Co-lead author and researcher at Shell Jin Song says that although hints of seawater’s effect came from wells in the North Sea, research on the impact has been limited. “Oil companies found that when they injected seawater, which has relatively low salinity, oil recovery was surprisingly good,” he says. “Usually, in the oil and gas industry, when they’re looking into low-salinity water, they tend to focus on the effect of the brine and ignore the effect of the oil.

“So, people haven’t been able to find a good indicator tor any correlation between the effectiveness of low-salinity water and experimental conditions,” he continues. “Our work is the first to identify some of the properties of the oil that indicate how effective this technique can be in a specific field.”

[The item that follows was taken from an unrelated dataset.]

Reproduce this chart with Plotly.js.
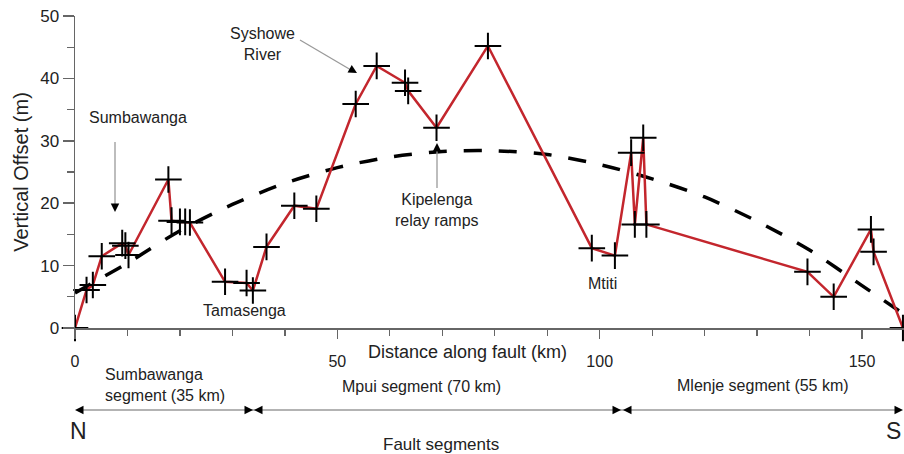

The team tested how injected brine is dispersed and how it affects oils’ interfacial tension and electrostatic interactions with rock.

“How to characterize wettability accurately is a challenge,” Biswal says. “Oftentimes, we assume that reservoir rock underground are under a mixed-wet state, with regions that are oil-wet and regions that are water-wet.

High-salinity brine mixed with crude oil

High-salinity brine mixed with crude oil does not appear to emulsify like low-salinity brine does, according to Rice University engineers studying the phenomenon. Their results have implications for enhanced oil recovery. Source: Wenhua Guo/Rice University

“If you can alter your oil-wet sites to water-wet sites, then there’s less of a driving force to hold the oil to the mineral surface. In low-salinity water injection, the brine is able to displace the trapped oil,” she continues. “As you change from oil-wet to water-wet, the oil is released from the mineral surface.”

For their research, the team tested two brines, one high-salinity and one with a quarter of the salinity of seawater, on Indiana limestone cores against six crude oils from the Gulf of Mexico, Southeast Asian and the Middle East, and a seventh oil with added asphaltene. From this, they found that high-salinity brine inhibited water droplets from emulsifying in the crude, unlike the low-salinity samples.

To further their understanding of the emulsion, Rice research scientist Wenhua Guo took cryogenic electron microscope images of 100 oil-water mixtures. The images showed droplets ranging from 70 to 700 nanometers.

“This is the first time anyone has seen these water droplets inside crude oil,” Biswal said. “They spontaneously arise inside the crude oil when you expose it to a low-salinity brine.”

Biswal says that the right brine could be a low-cost alternative to chemical surfactants.

“You can change the salt concentration to modify the composition of the brine and get the same effect as in including the detergent,” she says. “So, it’s basically a low-cost technique trying to achieve the same goal as detergent.”

The research was supported by the Abu Dhabi National Oil Co., and Rice’s Consortium for Process in Porous Media.